Turkish Airlines’ (THY) controversial decision to remove alcohol from the in-flight menus of several domestic flights was brought to the attention of Parliament on Feb.14 when Republican People’s Party (CHP) deputy Chair Umut Oran submitted a parliamentary question on the matter, targeting government officials.
Oran asked parliamentary members whether or not the airline had received direct instructions to end alcohol service on the majority of its domestic flights as well as flights to eight other countries from Turkish Prime Minister Recep Tayyip Erdoğan.
THY previously cited a lack of demand and requests from passengers as well as foreign country officials as the motive behind their decision in a statement released Feb. 13.
Oran further questioned the timing of the decision, asking Parliament why an issue of demand wasn’t a problem in the company’s previous 90 years.

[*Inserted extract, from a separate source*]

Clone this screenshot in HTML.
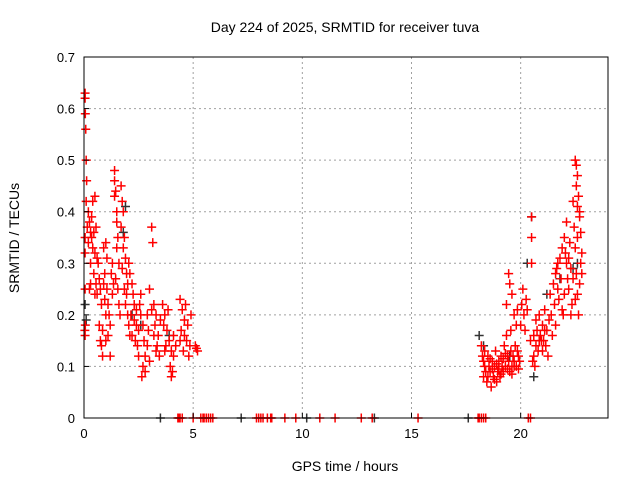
<!DOCTYPE html>
<html><head><meta charset="utf-8"><style>
body{margin:0;background:#fff;}
svg{display:block;font-family:"Liberation Sans",sans-serif;}
</style></head><body>
<svg id="chart" width="640" height="480">
<text x="345" y="32" font-size="14" text-anchor="middle">Day 224 of 2025, SRMTID for receiver tuva</text>
<text x="345" y="471" font-size="14" text-anchor="middle">GPS time / hours</text>
<text transform="translate(19,238) rotate(-90)" font-size="14" text-anchor="middle">SRMTID / TECUs</text>
<g id="grid"></g><g id="marks"></g><g id="axes"></g>
</svg>
<script>
const xTicks=[0,5,10,15,20];
const yTicks=[0,0.1,0.2,0.3,0.4,0.5,0.6,0.7];
const yTickLabels=["0","0.1","0.2","0.3","0.4","0.5","0.6","0.7"];
const blackObs=[[0.05,0.22],[0.1,0.19],[1.8,0.36],[1.9,0.41],[2.2,0.2],[2.6,0.18],[3.9,0.16],[18.1,0.16],[18.3,0.14],[19.5,0.12],[20.3,0.3],[20.5,0.39],[20.6,0.08],[21.2,0.24],[21.8,0.27],[22.4,0.29],[22.6,0.3],[3.5,0],[7.2,0],[13.3,0],[17.6,0],[10.2,0]];
const redObs=[
[0.05,0.63],[0.05,0.62],[0.06,0.59],[0.08,0.56],[0.1,0.5],[0.12,0.46],[0.1,0.42],[0.05,0.35],[0.05,0.32],[0.05,0.25],[0.06,0.18],[0.04,0.17],[0.05,0.16],
[0.2,0.4],[0.25,0.38],[0.3,0.36],[0.35,0.35],[0.4,0.33],[0.3,0.3],[0.45,0.28],[0.25,0.25],[0.5,0.24],[0.4,0.42],[0.5,0.43],[0.55,0.37],[0.6,0.31],
[0.15,0.37],[0.2,0.34],[0.35,0.39],[0.45,0.36],[0.5,0.32],[0.55,0.26],[0.6,0.24],[0.3,0.26],
[0.65,0.3],[0.7,0.27],[0.75,0.25],[0.8,0.22],[0.7,0.18],[0.75,0.15],[0.8,0.14],[0.85,0.12],[0.9,0.26],[0.95,0.28],[1.0,0.34],[0.9,0.33],
[0.95,0.23],[1.0,0.2],[0.85,0.17],[1.0,0.15],[1.05,0.31],
[1.05,0.25],[1.1,0.22],[1.15,0.2],[1.2,0.18],[1.1,0.16],[1.2,0.12],[1.25,0.28],[1.3,0.3],[1.35,0.26],
[1.4,0.48],[1.4,0.46],[1.45,0.44],[1.4,0.43],[1.5,0.4],[1.5,0.38],[1.55,0.35],[1.5,0.33],[1.6,0.3],
[1.3,0.24],[1.45,0.27],[1.55,0.25],[1.6,0.22],[1.65,0.2],
[1.7,0.45],[1.75,0.42],[1.8,0.4],[1.7,0.37],[1.85,0.35],[1.8,0.33],[1.9,0.31],[1.95,0.28],[1.85,0.25],[1.9,0.22],[2.0,0.2],
[1.75,0.29],[2.0,0.26],[1.95,0.24],[2.05,0.18],[2.1,0.16],
[2.05,0.3],[2.1,0.28],[2.2,0.26],[2.25,0.24],[2.3,0.22],[2.15,0.2],[2.4,0.18],[2.35,0.15],[2.45,0.14],[2.5,0.12],
[2.3,0.19],[2.4,0.21],[2.5,0.17],[2.2,0.16],
[2.55,0.22],[2.6,0.2],[2.7,0.18],[2.75,0.15],[2.8,0.12],[2.7,0.1],[2.65,0.08],[2.8,0.09],[2.9,0.14],
[2.6,0.24],[2.9,0.2],[2.95,0.17],[3.0,0.11],
[3.1,0.37],[3.15,0.34],[3.0,0.25],[3.2,0.22],[3.3,0.2],[3.25,0.18],[3.4,0.16],[3.35,0.14],[3.45,0.12],
[3.1,0.21],[3.2,0.16],[3.3,0.13],[3.5,0.19],
[3.6,0.22],[3.7,0.2],[3.65,0.18],[3.8,0.17],[3.9,0.15],[3.75,0.14],[4.0,0.13],[4.1,0.12],[3.95,0.1],[4.0,0.08],[4.05,0.09],
[3.85,0.21],[4.1,0.16],[4.2,0.14],[3.7,0.13],
[4.4,0.23],[4.5,0.21],[4.6,0.19],[4.45,0.17],[4.7,0.15],[4.55,0.13],[4.8,0.12],[4.9,0.2],[4.75,0.18],
[4.6,0.16],[4.85,0.14],[4.4,0.15],[4.65,0.22],
[5.1,0.14],[5.15,0.135],[5.2,0.13],
[4.3,0],[4.35,0],[4.4,0],[4.5,0],[5.0,0],[5.35,0],[5.45,0],[5.5,0],[5.6,0],[5.7,0],[5.8,0],[5.9,0],[7.9,0],[8.0,0],[8.1,0],[8.2,0],[8.4,0],[8.55,0],[8.6,0],[9.2,0],[9.7,0],[10.8,0],[11.5,0],[12.7,0],[13.2,0],[15.3,0],[18.05,0],[18.1,0],[18.2,0],[18.3,0],[18.4,0],[20.35,0],[20.45,0],
[18.2,0.14],[18.25,0.12],[18.3,0.11],[18.35,0.1],[18.4,0.09],[18.3,0.08],[18.45,0.07],[18.5,0.12],[18.55,0.1],[18.6,0.09],[18.65,0.06],[18.7,0.11],[18.75,0.08],[18.8,0.1],[18.85,0.13],[18.9,0.07],[18.95,0.09],[19.0,0.11],[19.05,0.08],[19.1,0.12],[19.15,0.1],[19.2,0.09],[19.25,0.14],[19.3,0.1],[19.35,0.16],[19.4,0.12],[19.45,0.11],[19.5,0.09],[19.55,0.13],[19.6,0.1],[19.65,0.12],[19.7,0.11],[19.75,0.14],[19.8,0.1],[19.9,0.12],[19.95,0.11],
[18.35,0.13],[18.5,0.08],[18.6,0.115],[18.7,0.095],[18.8,0.075],[18.9,0.105],[19.0,0.095],[19.1,0.085],[19.2,0.115],[19.3,0.125],[19.4,0.095],[19.6,0.085],[19.7,0.1],[19.85,0.13],[19.9,0.095],
[19.35,0.22],[19.45,0.28],[19.5,0.26],[19.6,0.24],[19.7,0.2],[19.8,0.18],[19.85,0.21],[19.55,0.17],
[20.0,0.18],[20.05,0.22],[20.1,0.25],[20.15,0.2],[20.2,0.17],[20.25,0.23],[20.3,0.21],[20.45,0.15],[20.5,0.39],[20.5,0.35],[20.5,0.3],[20.55,0.11],[20.6,0.12],[20.65,0.1],[20.7,0.14],[20.75,0.17],[20.8,0.13],[20.85,0.2],[20.9,0.16],[20.95,0.15],
[20.7,0.19],[20.85,0.15],[21.0,0.13],[20.6,0.16],[21.1,0.17],
[21.0,0.18],[21.05,0.15],[21.1,0.21],[21.15,0.14],[21.2,0.17],[21.25,0.12],[21.3,0.19],[21.35,0.24],[21.4,0.2],[21.45,0.16],[21.5,0.26],[21.55,0.22],[21.6,0.18],[21.65,0.29],[21.7,0.25],[21.75,0.23],[21.8,0.31],[21.85,0.27],[21.9,0.21],[21.95,0.2],
[21.6,0.28],[21.7,0.3],[21.9,0.33],[22.0,0.24],
[22.0,0.35],[22.05,0.32],[22.1,0.3],[22.15,0.27],[22.2,0.25],[22.1,0.38],[22.25,0.34],[22.3,0.29],[22.35,0.22],[22.3,0.2],[22.4,0.42],[22.45,0.37],[22.5,0.33],[22.55,0.28],[22.6,0.24],[22.65,0.2],[22.7,0.26],[22.75,0.3],[22.8,0.32],
[22.2,0.31],[22.4,0.27],[22.5,0.23],[22.6,0.35],[22.7,0.4],[22.8,0.28],
[22.5,0.5],[22.55,0.49],[22.6,0.47],[22.55,0.45],[22.65,0.43],[22.6,0.41],[22.7,0.39],[22.75,0.36]
];
const X0=84,X1=608,Y0=418,Y1=57;
const xs=t=>X0+t/24*(X1-X0);
const ys=v=>Y0-v/0.7*(Y0-Y1);
const NS="http://www.w3.org/2000/svg";
function mk(tag,attrs,parent){const e=document.createElementNS(NS,tag);for(const k in attrs)e.setAttribute(k,attrs[k]);parent.appendChild(e);return e;}
const grid=document.getElementById('grid'),marks=document.getElementById('marks'),axes=document.getElementById('axes');
xTicks.forEach(t=>{
 if(t>0){const g=mk('line',{x1:xs(t),x2:xs(t),y1:Y1,y2:Y0,stroke:'#a0a0a0','stroke-dasharray':'2,3'},grid);
 
 }
 const tk=mk('line',{x1:xs(t),x2:xs(t),y1:Y0,y2:Y0-5,stroke:'#000'},axes);
 
 
 const l=mk('text',{x:xs(t),y:Y0+20,'font-size':13,'text-anchor':'middle'},axes);l.textContent=t;
 
 
});
yTicks.forEach((v,i)=>{
 if(v>0&&v<0.7){const g=mk('line',{x1:X0,x2:X1,y1:ys(v),y2:ys(v),stroke:'#a0a0a0','stroke-dasharray':'2,3'},grid);
 
 }
 const tk=mk('line',{x1:X0,x2:X0+5,y1:ys(v),y2:ys(v),stroke:'#000'},axes);
 
 
 const l=mk('text',{x:X0-9,y:ys(v)+5,'font-size':13,'text-anchor':'end'},axes);l.textContent=yTickLabels[i];
 
 
});
const fr=mk('rect',{x:X0,y:Y1,width:X1-X0,height:Y0-Y1,fill:'none',stroke:'#000'},axes);


function plus(t,v,col,name){
 const x=xs(t),y=ys(v);
 const p=mk('path',{d:`M${x-4.5},${y}H${x+4.5}M${x},${y-4.5}V${y+4.5}`,stroke:col,'stroke-width':1.5,fill:'none'},marks);
 
 
}
blackObs.forEach(d=>plus(d[0],d[1],'#333','black-point'));
redObs.forEach(d=>plus(d[0],d[1],'#ff0000','red-point'));
</script>
</body></html>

“For a company that boasts being a world brand and advertises itself as Europe’s best, isn’t rejecting even a single passenger’s demand for alcohol contradictory to its image as such?” Oran asked.
He also demanded information on procedures that had resulted in the determination of which countries the ban would relate to.
CHP head Kemal Kılıçdaroğlu also voiced concern over the new direction THY appeared to allegedly be moving in, criticizing the recent leak of uniform designs during a guest appearance on a TV news program.
“Those designs hurt Turkey’s image,” Kılıçdaroğlu said. “I hope the THY executives are not involved with such a thing. It is an organization that is paid by my taxes and yours. So it is in fact an organization of the people. It needs to listen to people’s criticisms.”
Kılıçdaroğlu added that THY should be more open to inspections.
“Turkish Parliament used to have the authority to inspect THY,” he said. “There was a change in shares from 51 percent to 49 percent and it was then placed out of any inspection.”
Meanwhile, Armenian weekly Agos is set to be included in publications offered complimentary to THY passengers at Atatürk Airport. Agos’ deal with the airline will soon extend to on-flight publications for international flights.